The sites were added during meetings on Saturday and Sunday in the Qatari capital Doha, which also saw sites from the Netherlands, Japan, and South Korea added to the list—bringing the total number of UNESCO World Heritage sites to 1,001.
The Palestinian Authority’s efforts to add the village of Battir, its sluice gates and ancient terraces, in the West Bank to the list finally bore fruit. The site now joins Bethlehem’s Church of the Nativity as Palestine’s second representative on the list.
Following the announcement, Palestinian Minister of Tourism and Antiquities Rola Maiah said : “We submitted an urgent application to include Battir Village on the UNESCO World Heritage List. Our application was backed by 11 votes, three members objected, and seven members abstained from voting.”

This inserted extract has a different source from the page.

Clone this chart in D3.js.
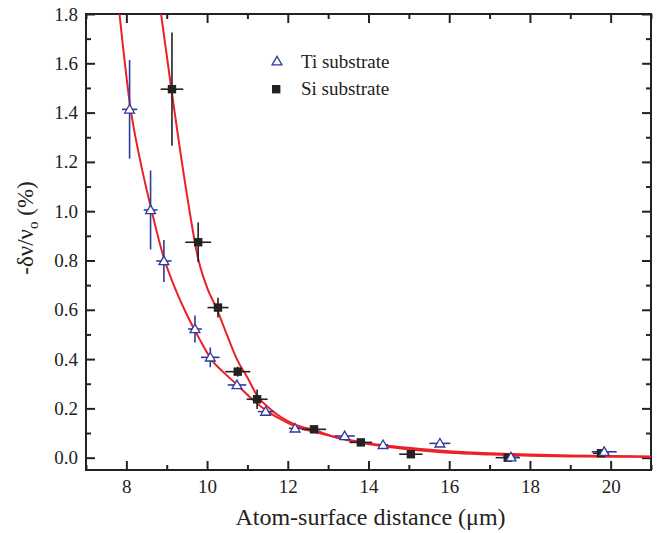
<!DOCTYPE html>
<html>
<head>
<meta charset="utf-8">
<script src="https://cdn.jsdelivr.net/npm/d3@7"></script>
</head>
<body style="margin:0">
<svg id="chart" width="659" height="533" font-family="Liberation Serif, Tinos, FreeSerif, serif"></svg>
<script>
// Ti substrate data
const tiX    = [8.08, 8.60, 8.93, 9.70, 10.08, 10.74, 11.45, 12.18, 13.41, 14.36, 15.77, 17.53, 19.84];
const tiY    = [1.413, 1.005, 0.798, 0.522, 0.407, 0.295, 0.187, 0.119, 0.088, 0.052, 0.058, 0.002, 0.024];
const tiXErr = [0.19, 0.17, 0.19, 0.17, 0.23, 0.23, 0.19, 0.15, 0.25, 0.12, 0.26, 0.2, 0.31];
const tiYErr = [0.2, 0.16, 0.085, 0.055, 0.04, 0.015, 0.012, 0.005, 0, 0, 0, 0, 0];

// Si substrate data
const siX    = [9.13, 9.78, 10.27, 10.76, 11.24, 12.65, 13.81, 15.05, 17.45, 19.76];
const siY    = [1.495, 0.874, 0.609, 0.349, 0.237, 0.115, 0.062, 0.014, 0.0, 0.018];
const siXErr = [0.28, 0.32, 0.26, 0.31, 0.26, 0.3, 0.28, 0.29, 0.3, 0.2];
const siYErr = [0.23, 0.08, 0.04, 0.02, 0.04, 0.01, 0, 0, 0, 0];

// fit curves
const tiFitX = [7.83, 8.1, 8.35, 8.6, 8.93, 9.2, 9.5, 9.8, 10.1, 10.45, 10.75, 11.1, 11.45, 11.8, 12.2, 12.65, 13.2, 13.8, 14.5, 15.3, 16, 17, 18, 19, 20, 21];
const tiFitY = [1.8, 1.42, 1.2, 1.02, 0.81, 0.69, 0.58, 0.485, 0.40, 0.34, 0.295, 0.24, 0.193, 0.158, 0.126, 0.105, 0.083, 0.064, 0.048, 0.035, 0.026, 0.018, 0.013, 0.009, 0.007, 0.005];
const siFitX = [8.86, 9.12, 9.45, 9.79, 10.0, 10.25, 10.5, 10.75, 11.0, 11.26, 11.55, 11.82, 12.2, 12.65, 13.2, 13.89, 14.5, 15.3, 16, 17, 18, 19, 20, 21];
const siFitY = [1.8, 1.49, 1.12, 0.80, 0.69, 0.60, 0.495, 0.396, 0.325, 0.247, 0.2, 0.166, 0.133, 0.112, 0.082, 0.058, 0.043, 0.029, 0.02, 0.013, 0.008, 0.005, 0.004, 0.003];

const xMajor = [8, 10, 12, 14, 16, 18, 20];
const xMinor = [7, 9, 11, 13, 15, 17, 19, 21];
const yMajor = [0, 0.2, 0.4, 0.6, 0.8, 1.0, 1.2, 1.4, 1.6, 1.8];
const yMinor = [0.1, 0.3, 0.5, 0.7, 0.9, 1.1, 1.3, 1.5, 1.7];

const legendLabels = ['Ti substrate', 'Si substrate'];

const mLeft = 86, mRight = 651, mTop = 14, mBottom = 470;
const blue = '#2e3a9c', dark = '#222', red = '#ec2027';

const svg = d3.select('#chart');

// every text gets the serif face both ways
function serifText(sel, size) {
    return sel.attr('font-family', 'Liberation Serif')
        .style('font-family', d => '"Liberation Serif"')
        .attr('font-size', size);
}

const x = d3.scaleLinear().domain([7, 21]).range([mLeft, mRight]);
const y = d3.scaleLinear().domain([-0.05, 1.8]).range([mBottom, mTop]);

svg.append('clipPath').attr('id', 'clip')
    .append('rect').attr('x', mLeft).attr('y', mTop)
    .attr('width', mRight - mLeft).attr('height', mBottom - mTop);

// axes, ticks inward
function axisGroup(axis, tx, ty, labels) {
    let g = svg.append('g').attr('transform', `translate(${tx},${ty})`).call(axis);
    g.attr('font-family', 'Liberation Serif').attr('font-size', 19);
    g.select('.domain').remove();
    g.selectAll('.tick line').attr('stroke', dark).attr('stroke-width', 2);
    if (!labels) g.selectAll('.tick text').remove();
    else serifText(g.selectAll('.tick text').attr('fill', dark), 19);
    return g;
}

axisGroup(d3.axisBottom(x).tickValues(xMajor).tickSize(-9).tickPadding(9.5).tickFormat(d3.format('d')), 0, mBottom, true);
axisGroup(d3.axisBottom(x).tickValues(xMinor).tickSize(-5).tickFormat(''), 0, mBottom, false);
axisGroup(d3.axisTop(x).tickValues(xMajor).tickSize(-9), 0, mTop, false);
axisGroup(d3.axisTop(x).tickValues(xMinor).tickSize(-5), 0, mTop, false);
axisGroup(d3.axisLeft(y).tickValues(yMajor).tickSize(-9).tickPadding(8).tickFormat(d3.format('.1f')), mLeft, 0, true);
axisGroup(d3.axisLeft(y).tickValues(yMinor).tickSize(-5).tickFormat(''), mLeft, 0, false);
axisGroup(d3.axisRight(y).tickValues(yMajor).tickSize(-9), mRight, 0, false);
axisGroup(d3.axisRight(y).tickValues(yMinor).tickSize(-5), mRight, 0, false);

svg.append('rect')
    .attr('x', mLeft).attr('y', mTop)
    .attr('width', mRight - mLeft).attr('height', mBottom - mTop)
    .attr('fill', 'none').attr('stroke', dark).attr('stroke-width', 2);

// fit curves
const line = d3.line().x(d => x(d[0])).y(d => y(d[1])).curve(d3.curveMonotoneX);
const curves = svg.append('g').attr('clip-path', 'url(#clip)');
curves.append('path').datum(d3.zip(tiFitX, tiFitY))
    .attr('d', line).attr('fill', 'none').attr('stroke', red).attr('stroke-width', 2);
curves.append('path').datum(d3.zip(siFitX, siFitY))
    .attr('d', line).attr('fill', 'none').attr('stroke', red).attr('stroke-width', 2);

// error bars
function errorBars(xs, ys, xe, ye, color) {
    let g = svg.append('g').attr('stroke', color).attr('stroke-width', 1.6);
    let pts = d3.range(xs.length);
    g.selectAll('.h').data(pts).enter().append('line')
        .attr('x1', i => x(xs[i] - xe[i])).attr('x2', i => x(xs[i] + xe[i]))
        .attr('y1', i => y(ys[i])).attr('y2', i => y(ys[i]));
    g.selectAll('.v').data(pts.filter(i => ye[i] > 0)).enter().append('line')
        .attr('x1', i => x(xs[i])).attr('x2', i => x(xs[i]))
        .attr('y1', i => y(ys[i] - ye[i])).attr('y2', i => y(ys[i] + ye[i]));
}
errorBars(siX, siY, siXErr, siYErr, dark);
errorBars(tiX, tiY, tiXErr, tiYErr, blue);

const tri = d3.symbol().type(d3.symbolTriangle).size(42);

svg.append('g').selectAll('rect').data(d3.range(siX.length)).enter().append('rect')
    .attr('x', i => x(siX[i]) - 4.2).attr('y', i => y(siY[i]) - 4.2)
    .attr('width', 8.4).attr('height', 8.4).attr('fill', dark);

svg.append('g').selectAll('path').data(d3.range(tiX.length)).enter().append('path')
    .attr('d', tri)
    .attr('transform', i => `translate(${x(tiX[i])},${y(tiY[i]) + 0.8})`)
    .attr('fill', '#fff').attr('stroke', blue).attr('stroke-width', 1.3);

// legend
svg.append('path').attr('d', tri).attr('transform', 'translate(277,62)')
    .attr('fill', '#fff').attr('stroke', blue).attr('stroke-width', 1.3);
svg.append('rect').attr('x', 272).attr('y', 85).attr('width', 8.4).attr('height', 8.4).attr('fill', dark);
serifText(svg.append('text').attr('x', 301).attr('y', 68).attr('fill', dark), 19).text(legendLabels[0]);
serifText(svg.append('text').attr('x', 301).attr('y', 95).attr('fill', dark), 19).text(legendLabels[1]);

// axis titles
serifText(svg.append('text').attr('x', (mLeft + mRight) / 2 + 2).attr('y', 525)
    .attr('text-anchor', 'middle').attr('fill', dark), 24)
    .text('Atom-surface distance (\u03bcm)');

const yt = serifText(svg.append('text').attr('transform', 'translate(33,228) rotate(-90)')
    .attr('text-anchor', 'middle').attr('fill', dark), 23);
yt.append('tspan').text('-\u03b4\u03bd/\u03bd');
yt.append('tspan').attr('font-size', 15).attr('dy', 5).text('o');
yt.append('tspan').attr('dy', -5).text(' (%)');
</script>
</body>
</html>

Maiah added that the vote was conducted via a secret ballot, “at our [the Palestinian Authority’s] request.”
She said UNESCO would now be “held responsible” for the village’s protection and should “not allow the [Israeli] occupation forces do any harm to it”
Having expressed astonishment at the delay in adding Battir to the list, the village’s residents cooperated with the Palestinian tourism ministry to prepare a dossier about the village to be presented to UNESCO.
The villagers have long feared that a concrete wall Israel is planning to build running through Battir to separate Palestinian residents from Jewish settlers would cause harm to the village’s ancient Roman-era aqueduct, still used by the villagers today to supply water for agriculture.
Also joining the list this year is Al-Balad, the historic district of Jeddah. Located near the Gate of Mecca adjacent to the Red Sea’s eastern shores, Al-Balad was established in the 7th century CE. It was once considered a major harbor for marine trade across the Indian Ocean through which goods were brought into the Muslim world’s holiest city. It also received Muslim pilgrims arriving by sea, making it a thriving multicultural center. The city’s unique architecture is similar to that of Jeddah’s old houses that were built by the city’s merchants in the late 19th century CE, while its elegant shore-side buildings reflect the ideas and handicrafts of the different cultures that passed through as a result of the vibrant trade.
Al-Balad now joins the 1st-century CE Nabataean complex Mada’in Saleh (also known as Al-Hijr) in the Medina region and the Saad Bin Saud Palace in Al-Diriyah (the first capital of the Saud dynasty from 1744 to 1818) as the Kingdom’s third representative on the list.
And thanks to the support of Algeria, Lebanon and Turkey, the Erbil Citadel is now also a UNESCO World Heritage site. Located in Erbil, the capital of the autonomous Kurdistan region of Iraq, and famous for its unique “fan-like” architecture, the Citadel and its dominating walls were built in the 19th century CE, at the end of the Ottoman period in Erbil. But the Citadel sits atop a huge oval hill that has been inhabited since the 5th century BCE, and during its 6,000-year history, many generations have settled in the area and constructed buildings there—archeological research has discovered remnants of past settlements buried underneath the citadel.
Other new sites added to the list following the meeting include the Abbey of Corvey, a Benedictine monastery dating back to the Frankish-era and located in the city of Höxter in the North Rhine-Westphalia region in western Germany; the Namhansanseong fortress in South Korea, which is the country’s 11th site on the list; the Tomioka Silk Mill in Tokyo; and the Van Nelle Factory in the Netherlands, considered an icon of 20th-century architecture and an example of the ‘International Style’ movement.